DIRECTION:
Exactly retype the lines from the top of the data through the line containing "const crow1400Line = [-9.115, -8.634];", leaving out every picture.

[SUPPLIED INFORMATION start]

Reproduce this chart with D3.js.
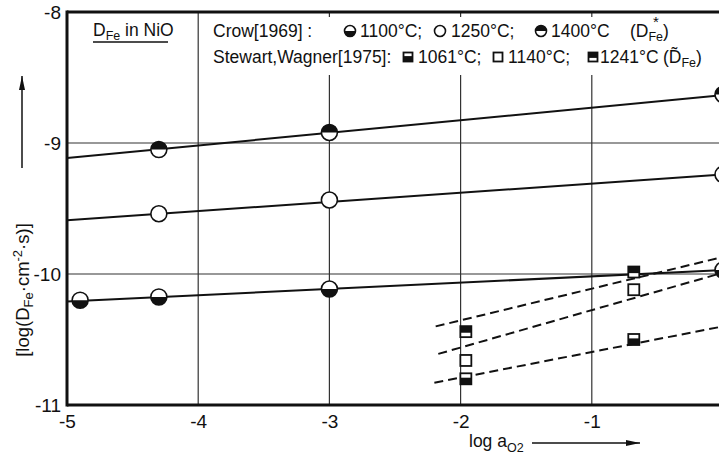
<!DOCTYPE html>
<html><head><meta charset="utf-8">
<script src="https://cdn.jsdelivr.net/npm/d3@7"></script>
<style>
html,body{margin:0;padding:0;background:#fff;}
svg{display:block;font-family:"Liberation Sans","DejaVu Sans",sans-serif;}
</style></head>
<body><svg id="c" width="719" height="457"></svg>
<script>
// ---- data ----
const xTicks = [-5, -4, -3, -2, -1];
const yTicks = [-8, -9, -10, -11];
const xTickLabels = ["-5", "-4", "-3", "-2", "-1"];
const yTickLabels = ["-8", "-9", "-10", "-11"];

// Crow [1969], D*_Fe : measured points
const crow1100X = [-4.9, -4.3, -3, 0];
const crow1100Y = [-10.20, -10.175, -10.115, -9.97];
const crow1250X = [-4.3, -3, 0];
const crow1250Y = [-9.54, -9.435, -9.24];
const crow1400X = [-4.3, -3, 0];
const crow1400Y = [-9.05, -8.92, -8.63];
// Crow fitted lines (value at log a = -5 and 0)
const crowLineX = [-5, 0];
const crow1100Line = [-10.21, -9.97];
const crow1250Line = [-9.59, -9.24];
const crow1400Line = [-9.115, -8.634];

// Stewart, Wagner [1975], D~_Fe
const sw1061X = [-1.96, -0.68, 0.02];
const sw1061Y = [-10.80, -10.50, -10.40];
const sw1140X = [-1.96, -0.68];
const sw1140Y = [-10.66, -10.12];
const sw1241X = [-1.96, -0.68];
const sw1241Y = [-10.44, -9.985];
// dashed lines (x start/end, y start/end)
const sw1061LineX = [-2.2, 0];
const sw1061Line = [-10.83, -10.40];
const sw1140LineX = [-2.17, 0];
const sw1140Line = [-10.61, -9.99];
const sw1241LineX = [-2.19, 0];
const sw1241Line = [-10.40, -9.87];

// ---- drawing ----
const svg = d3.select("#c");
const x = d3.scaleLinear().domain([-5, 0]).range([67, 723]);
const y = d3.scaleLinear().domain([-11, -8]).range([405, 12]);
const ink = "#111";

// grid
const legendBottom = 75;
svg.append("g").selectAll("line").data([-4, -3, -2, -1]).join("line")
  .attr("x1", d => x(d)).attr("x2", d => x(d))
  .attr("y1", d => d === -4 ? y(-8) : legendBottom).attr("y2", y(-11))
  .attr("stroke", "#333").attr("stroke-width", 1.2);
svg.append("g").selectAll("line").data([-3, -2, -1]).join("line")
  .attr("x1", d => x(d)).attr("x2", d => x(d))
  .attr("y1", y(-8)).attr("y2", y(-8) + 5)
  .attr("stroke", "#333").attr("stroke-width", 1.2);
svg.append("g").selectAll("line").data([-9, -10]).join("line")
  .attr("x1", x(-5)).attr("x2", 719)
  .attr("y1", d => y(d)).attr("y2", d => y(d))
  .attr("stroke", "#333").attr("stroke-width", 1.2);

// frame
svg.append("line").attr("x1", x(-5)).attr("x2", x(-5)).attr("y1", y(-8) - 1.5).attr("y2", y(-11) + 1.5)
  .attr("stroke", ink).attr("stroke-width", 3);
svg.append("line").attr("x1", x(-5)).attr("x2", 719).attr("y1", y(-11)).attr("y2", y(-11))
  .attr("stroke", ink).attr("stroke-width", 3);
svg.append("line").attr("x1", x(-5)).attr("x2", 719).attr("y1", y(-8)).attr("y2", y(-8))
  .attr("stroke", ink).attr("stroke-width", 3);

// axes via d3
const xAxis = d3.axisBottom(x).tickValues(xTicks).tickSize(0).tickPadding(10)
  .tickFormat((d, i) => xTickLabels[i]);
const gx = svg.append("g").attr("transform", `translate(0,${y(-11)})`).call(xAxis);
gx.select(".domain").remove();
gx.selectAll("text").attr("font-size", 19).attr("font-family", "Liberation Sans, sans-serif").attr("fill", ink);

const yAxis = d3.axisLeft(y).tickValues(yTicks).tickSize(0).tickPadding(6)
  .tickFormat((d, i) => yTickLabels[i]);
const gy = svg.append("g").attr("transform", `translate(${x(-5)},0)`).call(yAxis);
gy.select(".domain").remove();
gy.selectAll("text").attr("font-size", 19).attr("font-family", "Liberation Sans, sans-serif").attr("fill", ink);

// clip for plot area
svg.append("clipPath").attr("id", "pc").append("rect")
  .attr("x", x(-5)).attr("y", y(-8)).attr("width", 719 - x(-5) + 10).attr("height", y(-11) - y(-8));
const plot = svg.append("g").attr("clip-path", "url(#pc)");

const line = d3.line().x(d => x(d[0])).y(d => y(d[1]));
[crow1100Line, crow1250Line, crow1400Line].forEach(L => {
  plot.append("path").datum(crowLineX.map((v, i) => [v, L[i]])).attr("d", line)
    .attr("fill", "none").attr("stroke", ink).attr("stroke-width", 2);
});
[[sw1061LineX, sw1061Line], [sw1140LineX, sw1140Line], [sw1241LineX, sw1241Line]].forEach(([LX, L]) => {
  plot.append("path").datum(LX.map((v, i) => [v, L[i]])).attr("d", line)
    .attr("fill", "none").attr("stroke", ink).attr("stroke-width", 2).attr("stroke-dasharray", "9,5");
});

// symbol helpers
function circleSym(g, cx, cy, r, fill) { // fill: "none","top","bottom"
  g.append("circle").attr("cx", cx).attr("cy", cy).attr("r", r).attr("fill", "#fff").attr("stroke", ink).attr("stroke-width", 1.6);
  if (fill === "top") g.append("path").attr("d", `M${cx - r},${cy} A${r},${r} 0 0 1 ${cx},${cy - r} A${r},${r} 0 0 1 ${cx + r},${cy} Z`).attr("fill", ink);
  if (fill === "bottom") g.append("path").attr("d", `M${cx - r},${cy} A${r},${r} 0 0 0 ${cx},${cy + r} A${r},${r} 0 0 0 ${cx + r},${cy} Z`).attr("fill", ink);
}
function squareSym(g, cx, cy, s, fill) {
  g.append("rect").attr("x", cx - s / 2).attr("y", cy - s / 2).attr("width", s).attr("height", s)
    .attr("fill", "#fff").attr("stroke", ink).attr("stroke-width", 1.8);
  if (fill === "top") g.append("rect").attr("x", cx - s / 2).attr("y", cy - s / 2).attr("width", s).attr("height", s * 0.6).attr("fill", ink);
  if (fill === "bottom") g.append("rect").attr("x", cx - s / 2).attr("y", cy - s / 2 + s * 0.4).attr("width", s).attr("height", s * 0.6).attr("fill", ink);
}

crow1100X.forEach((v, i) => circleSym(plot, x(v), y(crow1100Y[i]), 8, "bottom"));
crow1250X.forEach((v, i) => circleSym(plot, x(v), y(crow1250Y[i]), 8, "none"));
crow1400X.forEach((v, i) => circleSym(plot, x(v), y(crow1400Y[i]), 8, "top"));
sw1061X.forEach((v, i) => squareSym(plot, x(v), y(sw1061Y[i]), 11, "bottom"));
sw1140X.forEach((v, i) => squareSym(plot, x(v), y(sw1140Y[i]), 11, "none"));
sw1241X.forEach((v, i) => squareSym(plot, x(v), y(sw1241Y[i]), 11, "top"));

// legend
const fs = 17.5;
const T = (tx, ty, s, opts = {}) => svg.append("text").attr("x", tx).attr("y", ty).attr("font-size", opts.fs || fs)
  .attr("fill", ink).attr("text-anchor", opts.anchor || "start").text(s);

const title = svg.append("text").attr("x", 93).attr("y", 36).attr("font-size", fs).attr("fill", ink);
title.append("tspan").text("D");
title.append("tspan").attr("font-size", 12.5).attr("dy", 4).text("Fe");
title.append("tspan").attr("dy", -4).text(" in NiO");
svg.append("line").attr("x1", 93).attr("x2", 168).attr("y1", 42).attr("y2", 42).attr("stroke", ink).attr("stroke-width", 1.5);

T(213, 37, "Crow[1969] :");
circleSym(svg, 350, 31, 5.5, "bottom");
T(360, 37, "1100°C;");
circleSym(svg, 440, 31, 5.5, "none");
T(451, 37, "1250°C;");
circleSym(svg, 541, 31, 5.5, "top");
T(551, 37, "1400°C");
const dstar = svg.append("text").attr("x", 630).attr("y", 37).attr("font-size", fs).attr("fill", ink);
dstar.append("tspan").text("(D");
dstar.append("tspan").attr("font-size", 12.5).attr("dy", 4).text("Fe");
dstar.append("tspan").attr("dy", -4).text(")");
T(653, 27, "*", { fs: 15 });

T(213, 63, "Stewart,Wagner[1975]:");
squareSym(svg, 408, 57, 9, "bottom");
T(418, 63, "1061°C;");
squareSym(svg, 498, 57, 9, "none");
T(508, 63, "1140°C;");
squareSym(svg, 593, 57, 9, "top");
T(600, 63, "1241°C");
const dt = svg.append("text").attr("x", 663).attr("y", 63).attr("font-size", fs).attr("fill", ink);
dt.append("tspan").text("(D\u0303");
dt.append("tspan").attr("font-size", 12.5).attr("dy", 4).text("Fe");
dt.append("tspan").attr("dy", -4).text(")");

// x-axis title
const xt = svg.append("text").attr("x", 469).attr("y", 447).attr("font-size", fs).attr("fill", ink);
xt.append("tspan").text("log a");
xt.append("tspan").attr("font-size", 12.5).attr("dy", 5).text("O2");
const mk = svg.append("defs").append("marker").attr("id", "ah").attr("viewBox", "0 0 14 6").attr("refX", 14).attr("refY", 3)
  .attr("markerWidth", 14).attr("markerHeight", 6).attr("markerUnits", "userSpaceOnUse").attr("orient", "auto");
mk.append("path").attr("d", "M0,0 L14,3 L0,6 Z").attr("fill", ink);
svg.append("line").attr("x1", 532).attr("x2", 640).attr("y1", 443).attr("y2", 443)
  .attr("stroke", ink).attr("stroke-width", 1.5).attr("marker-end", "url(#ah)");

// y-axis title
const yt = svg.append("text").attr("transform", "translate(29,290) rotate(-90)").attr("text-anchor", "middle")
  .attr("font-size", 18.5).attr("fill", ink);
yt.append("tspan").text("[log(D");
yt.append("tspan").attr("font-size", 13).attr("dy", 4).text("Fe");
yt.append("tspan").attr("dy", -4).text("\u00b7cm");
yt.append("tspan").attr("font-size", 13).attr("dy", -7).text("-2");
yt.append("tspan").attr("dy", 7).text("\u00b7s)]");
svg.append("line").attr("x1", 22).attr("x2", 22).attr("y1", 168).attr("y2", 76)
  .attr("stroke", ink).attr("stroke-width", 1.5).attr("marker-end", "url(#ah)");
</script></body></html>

[SUPPLIED INFORMATION end]

IN RESPONSE:
Reproduce this chart with D3.js.
<!DOCTYPE html>
<html><head><meta charset="utf-8">
<script src="https://cdn.jsdelivr.net/npm/d3@7"></script>
<style>
html,body{margin:0;padding:0;background:#fff;}
svg{display:block;font-family:"Liberation Sans","DejaVu Sans",sans-serif;}
</style></head>
<body><svg id="c" width="719" height="457"></svg>
<script>
// ---- data ----
const xTicks = [-5, -4, -3, -2, -1];
const yTicks = [-8, -9, -10, -11];
const xTickLabels = ["-5", "-4", "-3", "-2", "-1"];
const yTickLabels = ["-8", "-9", "-10", "-11"];

// Crow [1969], D*_Fe : measured points
const crow1100X = [-4.9, -4.3, -3, 0];
const crow1100Y = [-10.20, -10.175, -10.115, -9.97];
const crow1250X = [-4.3, -3, 0];
const crow1250Y = [-9.54, -9.435, -9.24];
const crow1400X = [-4.3, -3, 0];
const crow1400Y = [-9.05, -8.92, -8.63];
// Crow fitted lines (value at log a = -5 and 0)
const crowLineX = [-5, 0];
const crow1100Line = [-10.21, -9.97];
const crow1250Line = [-9.59, -9.24];
const crow1400Line = [-9.115, -8.634];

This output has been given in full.